In June 2017, Christian parties and leaders held a conference to discuss the future for the country’s Christians after the extremist group known as the Islamic State had been pushed out. But the different parties fell out over the fact that the attendees at the conference were planning to call for the formation of an independent Iraqi-Christian region in Ninawa, one of the areas where Iraq’s Christians have traditionally lived. The Rafidain coalition and Sako both withdrew from the conference.
Three months after the conference the country’s Kurds held their ill-fated referendum on independence, in the face of much opposition, including the Iraqi government’s. The political parties belonging to the Chaldean Syriac Assyrian Popular Council declared their support of it though.
“Two things really reinforced the conflicts between the Christian forces in Iraq,” says Yacoub Korkise, a member of the Assyrian Democratic Party. “The first was the boycott of the conference and the second was the different ways in which parties reacted to the Kurdish independence referendum.”
The changed map of Christian alliances also reflects reality on the ground for the country’s Christians, many of whom have immigrated, or who have suffered from prejudice and sectarianism as well as the reality for those Christians who were displaced from the Ninawa area and who have not yet returned, Korkise continues.
And there is a further complication for Christian politicians in Iraq.
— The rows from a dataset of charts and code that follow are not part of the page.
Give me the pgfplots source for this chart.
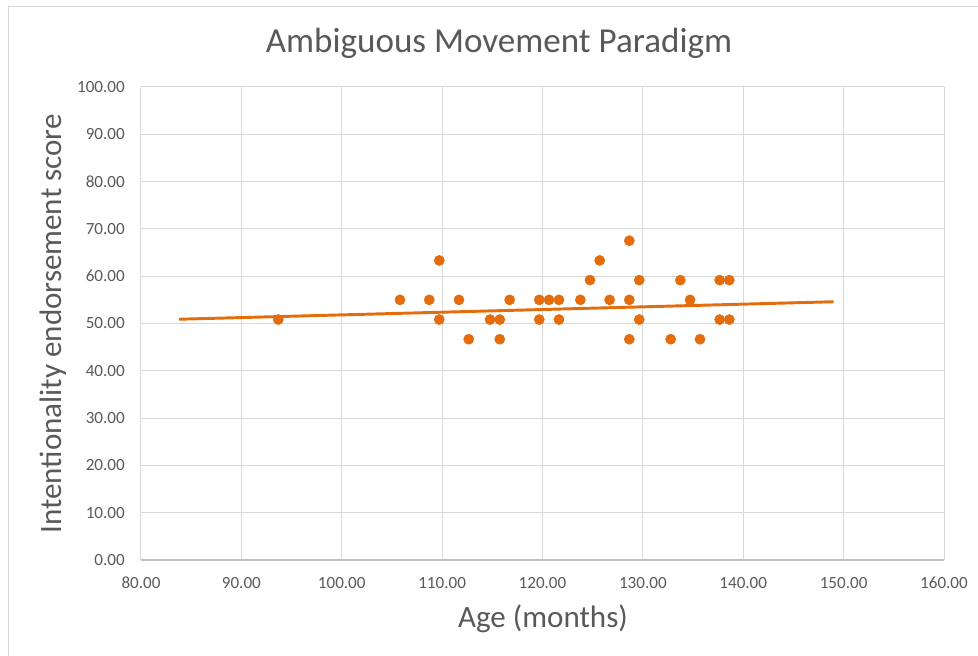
\documentclass[border=0pt]{standalone}
\usepackage{fontspec}
\setmainfont{Carlito}
\usepackage{pgfplots}
\pgfplotsset{compat=1.18}

\definecolor{dotorange}{RGB}{228,108,10}
\definecolor{gridgray}{RGB}{217,217,217}
\definecolor{axisgray}{RGB}{191,191,191}
\definecolor{textgray}{RGB}{89,89,89}

\begin{document}
\begin{tikzpicture}
	% picture frame: 1px = 0.75pt, axis box from (141,87) to (944,560) px
	\useasboundingbox (-105.75pt,-72pt) rectangle (627.75pt,420pt);
	\draw[gridgray, line width=1.1pt] (-99.4pt,-80pt) -- (-99.4pt,415.1pt) -- (640pt,415.1pt);

	\begin{axis}[
		at={(0,0)}, anchor=south west,
		scale only axis,
		width=602.25pt, height=354.75pt,
		xmin=80, xmax=160,
		ymin=0, ymax=100,
		xtick={80,90,...,160},
		ytick={0,10,...,100},
		grid=major,
		grid style={gridgray, line width=0.75pt},
		axis line style={draw=none},
		major tick length=0pt,
		tick label style={font=\fontsize{12.8}{14}\selectfont, text=textgray},
		/pgf/number format/.cd, fixed, fixed zerofill, precision=2, assume math mode=true,
		/pgfplots/.cd,
		yticklabel style={inner sep=0pt, anchor=east, xshift=-12pt},
		xticklabel style={inner sep=0pt, anchor=north, yshift=-12.75pt},
		title={Ambiguous Movement Paradigm},
		title style={font=\fontsize{26.3}{30}\selectfont, text=textgray,
			at={(rel axis cs:0.4458,1.055)}, anchor=base, inner sep=0pt},
		xlabel={Age (months)},
		xlabel style={font=\fontsize{23.3}{27}\selectfont, text=textgray,
			at={(rel axis cs:0.5006,-0.1437)}, anchor=base, inner sep=0pt},
		ylabel={Intentionality endorsement score},
		ylabel style={font=\fontsize{23.3}{27}\selectfont, text=textgray,
			at={(rel axis cs:-0.0984,0.499)}, anchor=base, inner sep=0pt},
		clip=false,
		]

		\draw[axisgray, line width=0.9pt] (rel axis cs:0,0) -- (rel axis cs:1,0);

		% scatter
		\addplot[only marks, mark=*, mark size=3.8pt, color=dotorange]
		coordinates {
			(93.68,50.83)
			(105.80,55.00)
			(108.72,55.00)
			(109.72,63.33)
			(109.72,50.83)
			(111.68,55.00)
			(112.65,46.67)
			(114.77,50.83)
			(115.74,50.83)
			(115.74,46.67)
			(116.73,55.00)
			(119.68,55.00)
			(119.68,50.83)
			(120.65,55.00)
			(121.64,55.00)
			(121.64,50.83)
			(123.77,55.00)
			(124.73,59.17)
			(125.70,63.33)
			(126.69,55.00)
			(128.65,67.50)
			(128.65,55.00)
			(128.65,46.67)
			(129.64,59.17)
			(129.64,50.83)
			(132.77,46.67)
			(133.73,59.17)
			(134.70,55.00)
			(135.69,46.67)
			(137.65,59.17)
			(137.65,50.83)
			(138.61,59.17)
			(138.61,50.83)
		};

		% linear trendline
		\addplot[no marks, color=dotorange, line width=2.2pt]
		coordinates {(83.8,50.9)(149.0,54.6)};
	\end{axis}
\end{tikzpicture}
\end{document}
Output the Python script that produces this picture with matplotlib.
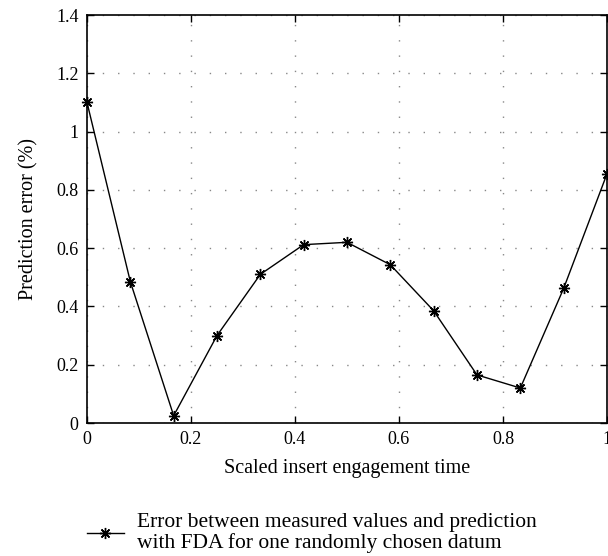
import matplotlib.pyplot as plt
from matplotlib.lines import Line2D

# data
time_scaled = [i / 12 for i in range(13)]
pred_error = [1.10, 0.485, 0.025, 0.30, 0.51, 0.612, 0.62, 0.543, 0.385, 0.165, 0.12, 0.462, 0.855]
x_ticks = [0, 0.2, 0.4, 0.6, 0.8, 1]
x_tick_labels = ["0", "0.2", "0.4", "0.6", "0.8", "1"]
y_ticks = [0, 0.2, 0.4, 0.6, 0.8, 1.0, 1.2, 1.4]
y_tick_labels = ["0", "0.2", "0.4", "0.6", "0.8", "1", "1.2", "1.4"]
legend_text = "Error between measured values and prediction\nwith FDA for one randomly chosen datum"

plt.rcParams["font.family"] = ["Liberation Serif", "DejaVu Serif"]
plt.rcParams["font.size"] = 13

star = (8, 2, 0)  # asterisk like matlab '*'

fig = plt.figure(figsize=(6.08, 5.56), dpi=100)
ax = fig.add_axes([87 / 608, 1 - 423 / 556, 520 / 608, 408 / 556])

ax.plot(time_scaled, pred_error, color="black", lw=1.0,
        marker=star, markersize=8, markeredgewidth=1.0, clip_on=False, zorder=3)

ax.set_xlim(0, 1)
ax.set_ylim(0, 1.4)
ax.set_xticks(x_ticks)
ax.set_xticklabels(x_tick_labels)
ax.set_yticks(y_ticks)
ax.set_yticklabels(y_tick_labels)
ax.tick_params(direction="in", top=True, right=True, length=5, width=1, color="black", pad=6)
ax.grid(True, color="#888888", linestyle=(0, (1, 10)), linewidth=1.0)
for s in ax.spines.values():
    s.set_linewidth(1.2)

ax.set_xlabel("Scaled insert engagement time", fontsize=14.5, labelpad=8)
ax.set_ylabel("Prediction error (%)", fontsize=14.5, labelpad=13)

# legend below the plot
handle = Line2D([], [], color="black", lw=1.0, marker=star, markersize=8, markeredgewidth=1.0)
leg = fig.legend([handle], [legend_text], loc="upper left", bbox_to_anchor=(87 / 608, 1 - 513 / 556),
                 frameon=False, handlelength=1.7, handletextpad=0.6, fontsize=15.5,
                 borderpad=0, borderaxespad=0)
for t in leg.get_texts():
    t.set_linespacing(1.1)

fig.savefig("out.png", dpi=100)
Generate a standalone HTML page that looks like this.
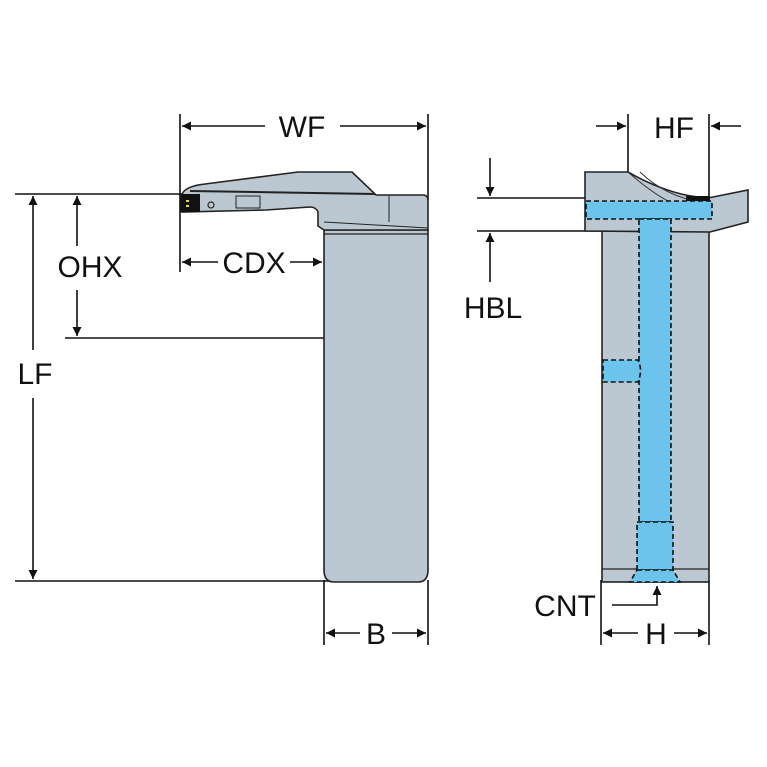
<!DOCTYPE html>
<html><head><style>
body{margin:0;background:#fff}
svg{display:block}
text{font-family:"Liberation Sans",sans-serif;font-size:30px;fill:#111;text-anchor:middle}
</style></head><body>
<svg width="767" height="767" viewBox="0 0 767 767" xmlns="http://www.w3.org/2000/svg">
<defs>
<marker id="a" viewBox="0 0 10 10" refX="10" refY="5" markerWidth="15" markerHeight="9" orient="auto-start-reverse" markerUnits="userSpaceOnUse"><path d="M0,0L10,5L0,10z" fill="#111"/></marker>
</defs>
<g stroke="#111" stroke-width="1.6" fill="none">
<line x1="180" y1="114" x2="180" y2="272"/>
<line x1="428" y1="114" x2="428" y2="200"/>
<line x1="15" y1="194" x2="182" y2="194"/>
<line x1="65" y1="338" x2="324" y2="338"/>
<line x1="15" y1="581" x2="330" y2="581"/>
<line x1="324" y1="580" x2="324" y2="645"/>
<line x1="428" y1="580" x2="428" y2="645"/>
<line x1="182" y1="126" x2="265" y2="126" marker-start="url(#a)"/>
<line x1="340" y1="126" x2="426" y2="126" marker-end="url(#a)"/>
<line x1="33" y1="196" x2="33" y2="350" marker-start="url(#a)"/>
<line x1="33" y1="398" x2="33" y2="579" marker-end="url(#a)"/>
<line x1="77" y1="196" x2="77" y2="246" marker-start="url(#a)"/>
<line x1="77" y1="290" x2="77" y2="336" marker-end="url(#a)"/>
<line x1="182" y1="262" x2="218" y2="262" marker-start="url(#a)"/>
<line x1="290" y1="262" x2="322" y2="262" marker-end="url(#a)"/>
<line x1="326" y1="633" x2="360" y2="633" marker-start="url(#a)"/>
<line x1="392" y1="633" x2="426" y2="633" marker-end="url(#a)"/>
</g>
<path d="M324,230 L428,230 L428,570 Q428,582 418,582 L334,582 Q324,582 324,570 Z" fill="#bcc8d1" stroke="#222" stroke-width="1.6"/>
<line x1="324" y1="234" x2="428" y2="234" stroke="#222" stroke-width="1.2"/>
<path d="M182,194 Q186,186 205,184 L298,172 L352,172 L376,195 L424,195 Q428,196 428,200 L428,230 L324,230 L318,226 L318,212 Q316,207 310,207 L266,210 L182,212 Z" fill="#bcc8d1" stroke="#222" stroke-width="1.6"/>
<line x1="190" y1="191" x2="375" y2="194" stroke="#222" stroke-width="2"/>
<line x1="389" y1="196" x2="389" y2="222" stroke="#222" stroke-width="1"/>
<line x1="324" y1="222" x2="428" y2="228" stroke="#222" stroke-width="1"/>
<rect x="180" y="194" width="20" height="18" fill="#111"/>
<rect x="186" y="200" width="3" height="2" fill="#dd4"/><rect x="186" y="205" width="3" height="2" fill="#dd4"/>
<circle cx="211" cy="205" r="3" fill="none" stroke="#222" stroke-width="1.2"/>
<rect x="236" y="196" width="24" height="12" fill="none" stroke="#222" stroke-width="1"/>
<g stroke="#111" stroke-width="1.6" fill="none">
<line x1="628" y1="114" x2="628" y2="172"/>
<line x1="709" y1="114" x2="709" y2="200"/>
<line x1="596" y1="126" x2="626" y2="126" marker-end="url(#a)"/>
<line x1="741" y1="126" x2="711" y2="126" marker-end="url(#a)"/>
<line x1="477" y1="198" x2="585" y2="198"/>
<line x1="477" y1="231" x2="602" y2="231"/>
<line x1="490" y1="158" x2="490" y2="196" marker-end="url(#a)"/>
<line x1="490" y1="282" x2="490" y2="233" marker-end="url(#a)"/>
<line x1="601" y1="580" x2="601" y2="645"/>
<line x1="709" y1="580" x2="709" y2="645"/>
<line x1="603" y1="633" x2="638" y2="633" marker-start="url(#a)"/>
<line x1="674" y1="633" x2="707" y2="633" marker-end="url(#a)"/>
<polyline points="612,605 657,605 657,586" marker-end="url(#a)"/>
</g>
<rect x="602" y="231" width="107" height="351" fill="#bcc8d1" stroke="#222" stroke-width="1.6"/>
<line x1="602" y1="569" x2="709" y2="569" stroke="#222" stroke-width="1.2"/>
<path d="M585,172 L628,172 Q670,196 708,198 L748,190 L748,222 L710,232 L585,231 Z" fill="#bcc8d1" stroke="#222" stroke-width="1.6"/>
<path d="M628,172 Q660,200 680,206 M640,172 Q665,196 700,202" stroke="#333" stroke-width="1" fill="none"/>
<rect x="686" y="196" width="24" height="12" fill="#111"/>
<g fill="#6cc3ec" stroke="#111" stroke-width="1.6" stroke-dasharray="5,3">
<rect x="586" y="201" width="126" height="18"/>
<rect x="639" y="219" width="32" height="303"/>
<path d="M603,360 L638,360 Q643,370 638,382 L603,382 Z"/>
<rect x="637" y="522" width="36" height="48"/>
<path d="M637,570 L673,570 L680,582 L630,582 Z"/>
</g>
<text x="302" y="137">WF</text>
<text x="90" y="277">OHX</text>
<text x="254" y="273">CDX</text>
<text x="35" y="384">LF</text>
<text x="376" y="644">B</text>
<text x="674" y="138">HF</text>
<text x="493" y="318">HBL</text>
<text x="565" y="616">CNT</text>
<text x="656" y="644">H</text>
</svg>
</body></html>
For the first time in the modern history of Iraq, Christian fighters formed their own militias after 2014, when they were faced with the threat of the Islamic State group. One of these is the Babylon Brigade, headed by Rayan al-Kildani, and it was created with the support of the Shiite Muslim militias who are closer to Iran. Some would even say it was formed specifically to compete with another Christian militia, the Ninawa Plain Protection Units who are associated with the Rafidain movement and its leader, Yonadam Kanna, and who are considered closer to the Kurds in northern Iraq.
The relationship between the Babylon Brigades and the Ninawa Plain Protection Units is not warm. In fact, it has deteriorated to armed clashes more than once in 2017, most spectacularly during fighting in the town of Qaraqosh in July 2017.